そして、債務者は、請求異議の訴え又は請求異議の訴えに係る執行停止の裁判の手続において請求債権の不存在又は消滅を主張し、法39条1項1号、7号等に掲げる文書を執行裁判所に提出することにより、財産開示手続の停止又は取消しを求めることができるのであり(法203条において準用する法39条1項及び40条1項)、法203条が法35条を準用していないことは、上記事由があるとしてされた財産開示手続の実施決定に対する執行抗告において、債務者が請求債権の不存在又は消滅を主張することができる根拠となるものではない。

したがって、・・・財産開示手続の実施決定に対する執行抗告においては、請求債権の不存在又は消滅を執行抗告の理由とすることはできないと解するのが相当である。

 

権利があるかと、強制執行は別機関で

民事の権利は、民事訴訟などの手続きで権利を判断する裁判機関と、その判断に基づく強制執行手続きで権利を実現する執行機関とが分離されています

権利があるかどうかの民事裁判と、差し押さえ・強制執行をする部署は違うのです。

なぜなら、強制執行手続きでは、効率的かつ迅速な手続きを進める必要があるからです。

そこで、いちいち請求権があるかどうかなどの実体上の事由を調査せずに、執行手続きが行われます。調査していると、差し押さえが速やかに進まないからです。

強制執行手続のなかで異議を出せる執行抗告でも、手続き上の違法性のみが対象とされます。そのため、執行抗告の理由になるのは、執行裁判所が裁判を行う際に調査・判断すべき事項の不備であり、原則として、原裁判を違法とする手続き上の問題に限られます。

つまり、強制執行手続きにおいて、債務名義に関する請求権の存在やこれが消滅したこと、執行対象財産の所属などの実体上の事由は、執行裁判所が調査・判断すべき事項ではないため、執行抗告の対象とらないのです。
例外として、執行開始の要件となる事由などの存否が考慮されることはあります。

実体法上存在しない請求権による不当な執行に対する救済方法としては、請求異議の訴え(法律35条)などの手続きがあります。

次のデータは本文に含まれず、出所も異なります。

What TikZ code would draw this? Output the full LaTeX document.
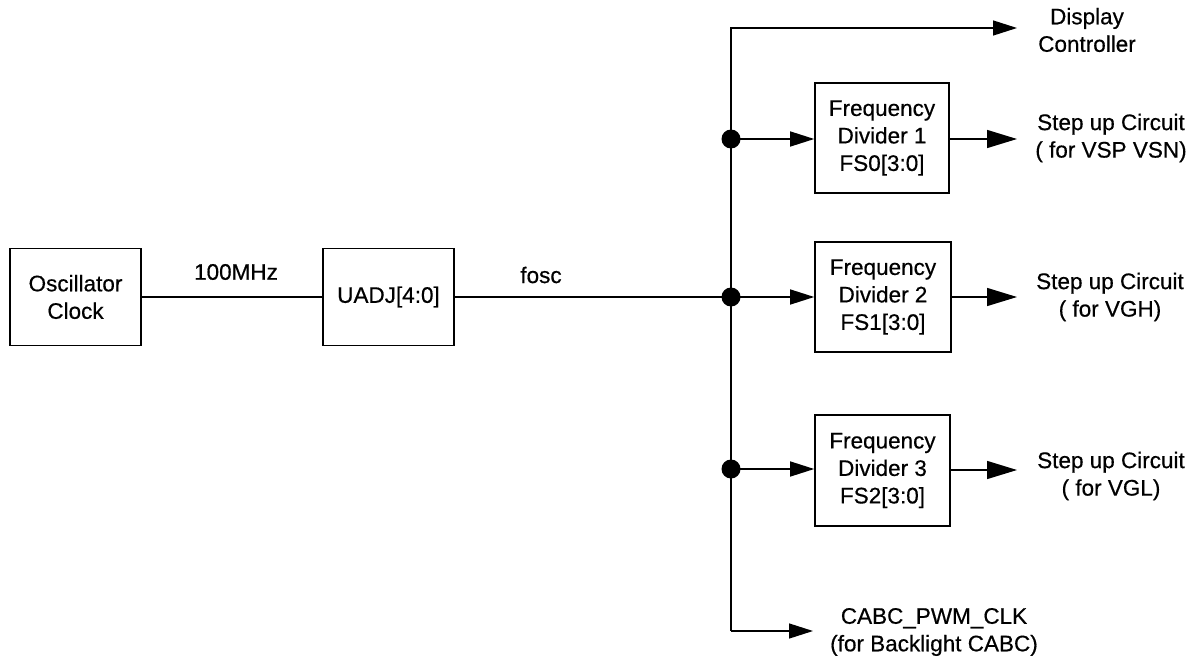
\documentclass[tikz,border=0pt]{standalone}
\usepackage{fontspec}
\setmainfont{Liberation Sans}
\usetikzlibrary{arrows.meta}
\begin{document}
\begin{tikzpicture}[x=1pt,y=-1pt,
 txt/.style={font=\fontsize{22.5}{27.5}\selectfont\addfontfeatures{FakeBold=0.5}},
 box/.style={draw,line width=1.6pt,inner sep=0pt,align=center,txt},
 lbl/.style={align=center,inner sep=0pt,txt},
 wire/.style={line width=1.4pt},
 arr/.style={wire,-{Triangle[length=24pt,width=15pt]}},
 bigarr/.style={wire,-{Triangle[length=30pt,width=18pt]}},
 dot/.style={circle,fill,inner sep=0pt,minimum size=19pt}]
\useasboundingbox (0,0) rectangle (1197,661);
% blocks
\node[box,minimum width=131pt,minimum height=97pt] (osc) at (75.5,297) {Oscillator\\Clock};
\node[box,minimum width=131pt,minimum height=97pt] (uadj) at (388.5,297) {UADJ[4:0]};
\node[box,minimum width=134pt,minimum height=110pt] (fd1) at (882,138) {Frequency\\Divider 1\\FS0[3:0]};
\node[box,minimum width=136pt,minimum height=110pt] (fd2) at (883,297) {Frequency\\Divider 2\\FS1[3:0]};
\node[box,minimum width=135pt,minimum height=111pt] (fd3) at (882.5,470.5) {Frequency\\Divider 3\\FS2[3:0]};
% junctions
\node[dot] (j1) at (731,139) {};
\node[dot] (j2) at (731,297) {};
\node[dot] (j3) at (731,469) {};
\coordinate (bustop) at (731,28);
\coordinate (busbot) at (731,631);
\coordinate (dcend) at (1017,28);
\coordinate (cabcend) at (813,631);
\coordinate (o1) at (1017,139);
\coordinate (o2) at (1017,297);
\coordinate (o3) at (1017,470);
% labels
\node[lbl] (mhz) at (236,272) {100MHz};
\node[lbl] (fosc) at (541,275) {fosc};
\node[lbl] (dc) at (1087,30) {Display\\Controller};
\node[lbl] (s1) at (1111,138) {Step up Circuit\\( for VSP VSN)};
\node[lbl] (s2) at (1110,297) {Step up Circuit\\( for VGH)};
\node[lbl] (s3) at (1111,476) {Step up Circuit\\( for VGL)};
\node[lbl] (cabc) at (934,632) {CABC\_PWM\_CLK\\(for Backlight CABC)};
% wires
\draw[wire] (osc.east) -- (uadj.west);
\draw[wire] (uadj.east) -- (j2.center);
\draw[arr] (busbot) -- (bustop) -- (dcend);
\draw[arr] (busbot) -- (cabcend);
\draw[arr] (j1.center) -- (j1.center -| fd1.west);
\draw[arr] (j2.center) -- (j2.center -| fd2.west);
\draw[arr] (j3.center) -- (j3.center -| fd3.west);
\draw[bigarr] (fd1.east |- o1) -- (o1);
\draw[bigarr] (fd2.east |- o2) -- (o2);
\draw[bigarr] (fd3.east |- o3) -- (o3);
\end{tikzpicture}
\end{document}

このように、違法な執行については執行抗告で、不当な執行については請求異議の訴えなどで救済を図るのだと、手続が分離しているのが法律の基本的な考え方です。

今回の最高裁の判断も、このように分離しているのだから、原則どおり、そちらで判断してもらえば良いというスタンスです。

 

財産開示も強制執行の一つ

財産開示手続きは、民事執行法で規定されている手続で、強制執行手続の一つといえます。

法律の制定経緯や、学説や裁判例でも、強制執行手続と違い、弁済による請求権の消滅で執行抗告ができるという発想はありませんでした。

つまり、他の強制執行手続と同じ性質だといえます。


財産開示手続きの申立人を「執行力のある債務名義の正本を持つ金銭債権者」と定めています。

誰でもできるわけではなく、判決等の権利の存在を示す書類が必要なのです。

このような仕組みから考えると、他の強制執行と同じく、財産開示手続きの実施で、請求債権の存在を執行裁判所が調査・判断する必要はないといえます。

ここで権利の有無を判断していては、手続が分離している趣旨に反するといえます。

結局、財産開示手続きにおいても、請求債権の存在について不服がある場合なら、請求異議の訴えや執行停止の裁判手続などで争うことが想定されているといえるでしょう。

今回の最高裁は、これを改めて確認したものといえます。

 

元夫としては、未払いの養育費はすべて払ったのに、なぜ財産開示をしなければならんのだ、と感じるかもしれませんが、それは別手続でしましょうという判断でした。